Are quarantine orders constitutional?

April 10, 2020 | By MARK MILLER
map quarantine stations

The question on many minds during our time of quarantine: How far can state government officials go in curtailing constitutional rights like the freedom of association, free exercise of religion, and right to travel among and between the states, in service to public safety by reducing the spread of the coronavirus?

The courts have been there, done that, and the answer is, “quite far.”

This is not the first time our country has faced a life-threatening epidemic. Our Founding Fathers saw mass death due to the mosquito-borne Yellow Fever on a nearly year-in, year-out basis in the 1790s and the decades that followed.

They did not know that the fever was mosquito-borne, and that their efforts to quarantine would not “flatten the curve.” They simply knew the fever took lives indiscriminately. And so they quarantined. In 1798 conditions became so bad that the governor of Pennsylvania banned travel between Philadelphia and New York.

The most significant early decision from the U.S. Supreme Court to mention the state power to quarantine occurs in an 1824 case known as Gibbons v. Ogden. Considered a landmark decision on the federal power to regulate commerce on the interstate waters, Chief Justice John Marshall — our greatest chief justice; the competition is only for second — explained that one of the powers the state possessed was the power to quarantine.

This was not controversial; as Marshall put it, the power to quarantine was seen as a power “flowing from the acknowledged power of a State to provide for the health of its citizens.”

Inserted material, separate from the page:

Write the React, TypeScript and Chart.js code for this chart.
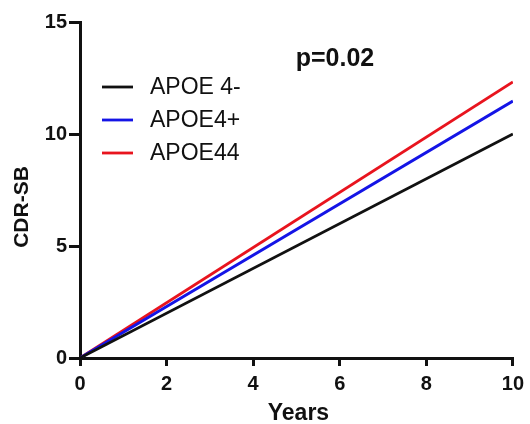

The Supreme Court’s most direct comment on the power to quarantine arose in Compagnie Francaise de Navigation a Vapeur v. Louisiana Board of Health, a case from Louisiana, when the court considered a broad quarantine order, not unlike some of the quarantine orders our state leaders have considered over the last few weeks. Louisiana had faced outbreaks of Yellow Fever two out of every three summers throughout the 19th century, leading to a very aggressive state stance on the power to quarantine. The order the court considered read: “hereafter in the case of any town, city, or parish of Louisiana being declared in quarantine, no body or bodies of people, immigrants, soldiers, or others shall be allowed to enter said town, city, or parish so long as said quarantine shall exist.”

The Supreme Court, by a vote of 7-2, approved that order as constitutional when it was challenged by individuals who attempted to enter the state on a ship from Italy. Even though there was no evidence of symptoms of the fever or other disease on board, the court held that a state was justified to keep people out in order to protect the citizens of the state; that to do so did not violate the Constitution.

The broadest of the statewide shelter-in-place orders in California, New York or Pennsylvania go further than past precedent — controlling economic activity and populations over vastly more territory. But assuming courts are likely to approve today’s quarantine measures, what should we look for as Americans to make sure the government is not taking advantage of this otherwise unconstitutional power to restrict constitutional rights during this emergency?

First, these powers are by their nature temporary. They are justified by the extraordinary circumstance of a pandemic, in which a highly communicable and frequently lethal disease can be spread by infected people merely interacting with others. The government is acting legitimately if the purpose and scope of its actions is to prevent infected people from harming others. Do we know when the virus will subside? Of course not. But when the pandemic ends, the justification for the extraordinary assertion of government powers ends, too.

Often our government has used real emergencies — like the 9/11 terrorist attack — or manufactured emergencies — like the so-called drug war of the 1970s and ’80s — to take on additional powers and then refuse to relinquish those powers when the crisis subsides. Americans should watch their government officials carefully to make sure they do not exploit this emergency after it ends.

Vigilant Americans should also monitor the government to make sure it does not abuse the quarantine power during the pandemic. Is the government quarantining an individual as a pretext for some other improper reason to hold that individual? Officials who would exploit their powers in this manner must be dealt with severely, and there is precedent of courts ending quarantines when this power is abused.

Or are the officials privileging some politically favored activities and curtailing others under the guise of the pandemic? If we are in a quarantine, then the government should not play favorites. Protecting the public must be paramount; if the government appears to allow some violations of quarantine orders but arbitrarily prohibits others, the people will lose faith in their leaders and fail to heed otherwise justified quarantine orders. That will jeopardize lives and is an abuse of power.

One should not assume the governors and other officials who have issued these orders are seeking to violate the Constitution. But it’s up to us as Americans to not accept our government’s actions without question. The law provides broad authority to our elected officials to respond to an emergency, but when our leaders violate the limits of that power, Americans must call them on it.